Younès Moharram Saïd est étudiant à l'Université de Sanaa, au Yémen. Il exprime sa joie d'être à Beyrouth pour participer à cet événement qui, dit-il, «nous a ouvert de nouvelles perspectives sur la littérature contemporaine». «D'autant plus qu'au Yémen, on nous apprend davantage la littérature française classique et ancienne», précise-t-il en insistant sur la nécessité de renforcer la langue française au Yémen «qui en a grand besoin». Avec son collègue de l'Université de Taëz, ils étaient les deux seuls éléments masculins du grand jury.

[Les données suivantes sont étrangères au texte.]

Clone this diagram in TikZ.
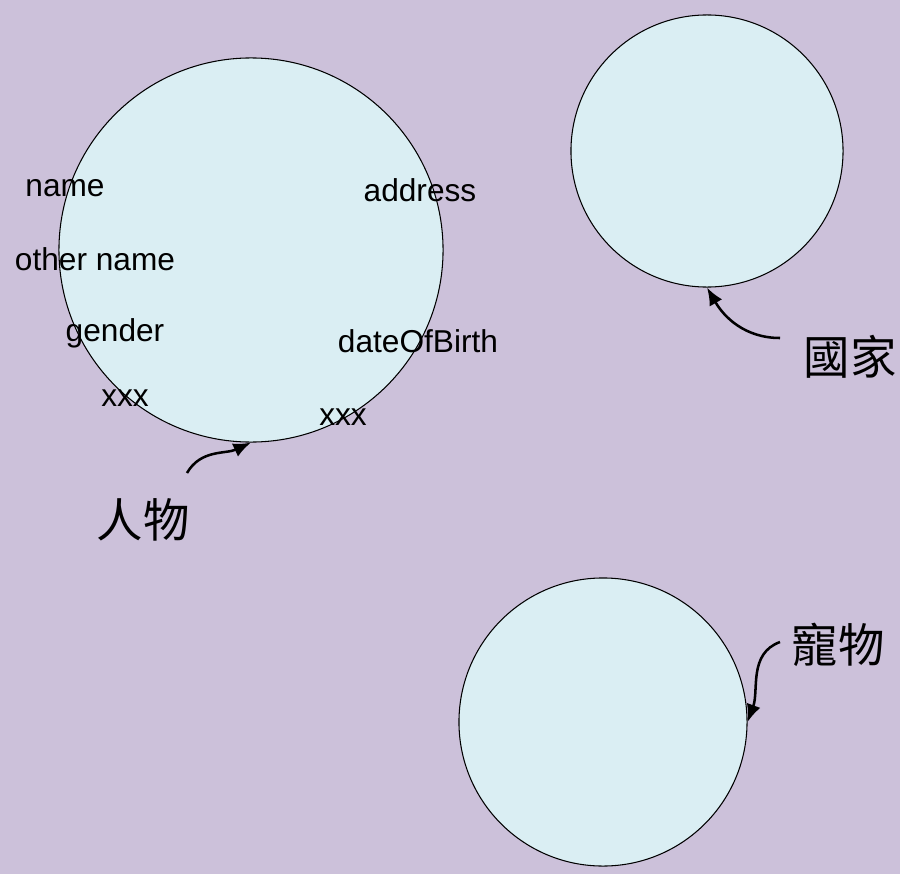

En ce qui concerne le choix des étudiants, Wafa Mansour, de l'Université Saint-Joseph de Beyrouth, souligne que «lors du vote préliminaire dans notre faculté, mes camarades et moi avons cru en ce livre, nous l'avons défendu pour plusieurs raisons et nous sommes ravis de le voir primé». Paula Nassif, également de l'USJ, campus de Saïda, explique: «L'Étranger de Camus est revisité par Kamel Daoud avec, comme point de départ, faire parler un personnage fictif, l'Arabe victime de l'absurde chez Camus. Le style est percutant, fluide comme devrait l'être un plaidoyer qui donnerait la parole à une victime oubliée. L'Arabe tué par Meursault a enfin un prénom et un nom.» Wafa conclut: «Il y a dans Meursault, une histoire individuelle qui se greffe sur un fond collectif, une quête d'identité, une réclamation par rapport à la colonisation française. Cette réhabilitation vise à nous donner le temps dont nous avons besoin pour mieux comprendre notre histoire et mieux vivre avec. C'est une œuvre phare très courageuse.» Une œuvre dont «le véritable message », selon Angela Lotti, de l'UL, «au-delà de la révolution algérienne et malgré les meurtres», est «une invitation à l'amour». Sandra Hélou, également étudiante à l'UL, insiste sur «la richesse et l'intérêt» de sa participation au Prix Goncourt/Choix de L'Orient et évoque «la technique théâtrale du livre de Daoud, qui fait participer le lecteur à l'enquête. Une invitation à l'écriture à travers son style percutant qui échappe à la monotonie».

 

D'autres voix
Au fil des entretiens, on relève que les étudiants n'ont pas tous accordé leur voix à Daoud et que le choix de certains est allé à des ouvrages qui les touchent et qui traitent de sujets qui les préoccupent. Fadwa Qamsiya, de l'Université de Bir Zeit, dans les territoires palestiniens, confie ne pas avoir voté pour le livre de Kamel Daoud, sa préférence allant à un autre ouvrage, L'Amour et les forêts d'Éric Reinhardt, qui évoque la condition d'une femme maltraitée par son mari. «Ce livre montre toute la difficulté de la femme à se libérer des contraintes personnelles et de la société.» Farah Affaf, de l'Université Jinan, à Tripoli, a pour sa part préféré le livre Charlotte de l'écrivain français David Foenkinos, lauréat du Renaudot 2014. «Le livre aborde le fanatisme et l'art. Au fil de ma lecture, j'ai détesté le fanatisme et j'ai aimé, de plus en plus, l'art», dit-elle.
Les étudiants ont unanimement évoqué l'importance de cette compétition qui les a mobilisés pendant plus d'un mois, les amenant à lire plusieurs ouvrages de la sélection de l'Académie Goncourt, à les décortiquer et à en discuter avec leurs professeurs. Un véritable exercice formateur. D'ailleurs leur choix était des plus judicieux puisque, à une voix près, l'œuvre de Kamel Daoud aurait pu obtenir le Goncourt 2014.